Hewlett-Packard Advert - February 1982
From Personal Computer World
"Astronaut quality. Everyday simplicity. The HP-41C. £184"
An HP-41C in use on NASA's Shuttle simulator, © Personal Computer World, January 1983Hewlett-Packard, like Commodore in the 1970s, was also a calculator manufacturer. This particular model used Reverse Polish Notation, where the sum 2+2 would be entered as "2, 2, +", plus it was the first to offer an alpha-numeric display. It was also truly programmable in the computer sense, with its 400-line memory, comparison operators and statements like "goto" and "return". And perhaps it should also have been able to make the tea, as its price of £184 is an eye-watering £680 in 2020 terms.
HP's market was very much the big corporates and it was not truly interested in the consumer market, where price was far more sensitive. This was noted by Adam Osborne of Osborne One fame, who in an interview with Practical Computing in January 1983 suggested that "HP sell quality and service to a market that is not particularly price-sensitive. Their customer base had been large corporations who want to make sure that the thing is reliable and does the job it is supposed to do. They still sell most of their calculators, and everything else, to large companies. And large companies, quite honestly, are not price sensitive". This can't have been that far off the mark, as HP had shifted over half a million HP-41C calculators by the end of 1982
The "Astronaut quality" in the advert refers to the 41-C's use on the Space Shuttle, where it had been pre-programmed "to help with several duties, including manual maneuvering of the spacecraft in an emergency and calculation and adjustment of the Shuttle's centre-of-gravity prior to re-entry".

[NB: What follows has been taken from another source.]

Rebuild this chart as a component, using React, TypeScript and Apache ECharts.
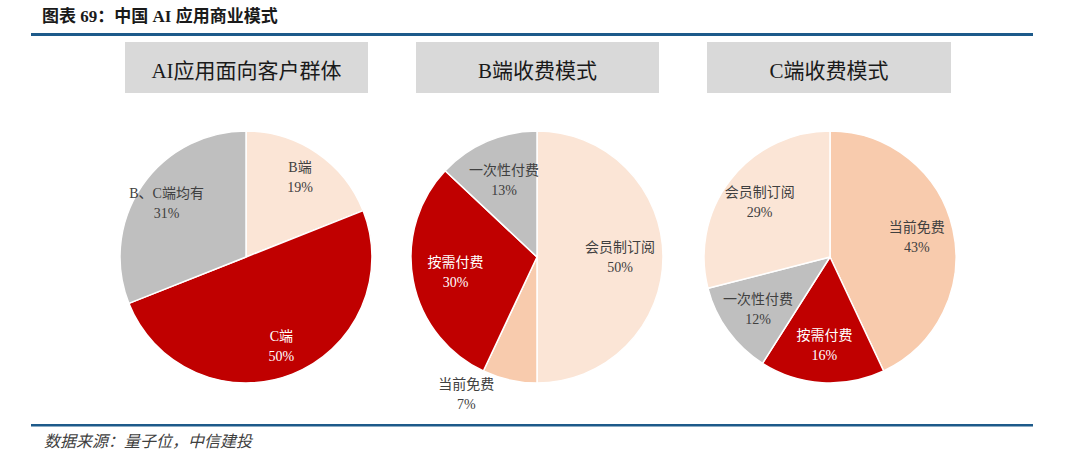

The HP-41C had been heralded, as many scientific calculators at the time were, as a "pocket computer", although Vincent Tseng of Practical Computing seemed to disagree with this comparison in a review published in January 1980, saying that "any claims to being a computer cannot be justified, since the [Texas Instruments] TI-59 matches almost point-for-point the capabilities of the HP-41C and the TI-59 has always been regarded as a calculator. However it is nevertheless a significant step towards the pocket computer". In its defence, it did come with a whole range of peripherals, like a computer would, such as memory packs, a bar-code reader and even its own printer.